The nation will celebrate its Independence Day on Saturday, August 15. The current times are bad with parliament paralysed. Time has come for the executive to use the wide powers available under the constitution to take this country forward. Green shoots are visible and we need to capitalise on the fact that the economy is showing signs of revival.
In China, things are virtually going downhill. Many factories are working a mere two to three days a week and workers are being paid wages for staying at home the remaining days. With the economy under threat and stock market under pressure, nothing seems to be going right for China.
Markets going nowhere
Our markets have been in range bound trade all through the monsoon session of parliament. Historically, it has been noticed that during the session, our markets normally go nowhere and it is only where there is an event like a bill or voting on a motion that there is movement.
This week will be the last before the session ends, and could see some business happening in parliament.
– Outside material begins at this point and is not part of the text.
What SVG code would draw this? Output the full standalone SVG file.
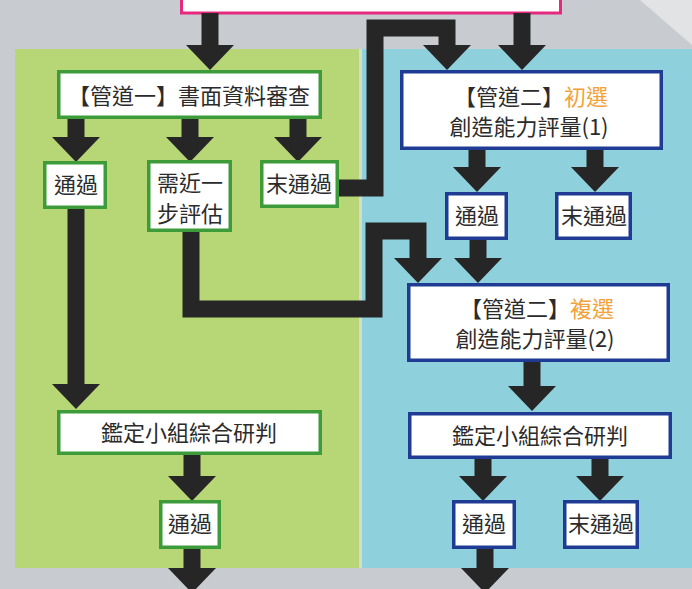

If that does happen, there would be some movement in stockmarket, otherwise we would be as we are. Any meaningful movement is only likely in the week beginning August 17.
Markets are likely to be devoid of any meaningful action. However what frenzied movement is visible in midcap and smallcap space is indicating that one must become cautious and simply not get carried away with price movement. Manipulation of this sector is easy and it is always the retail investor who gets caught. Be cautious.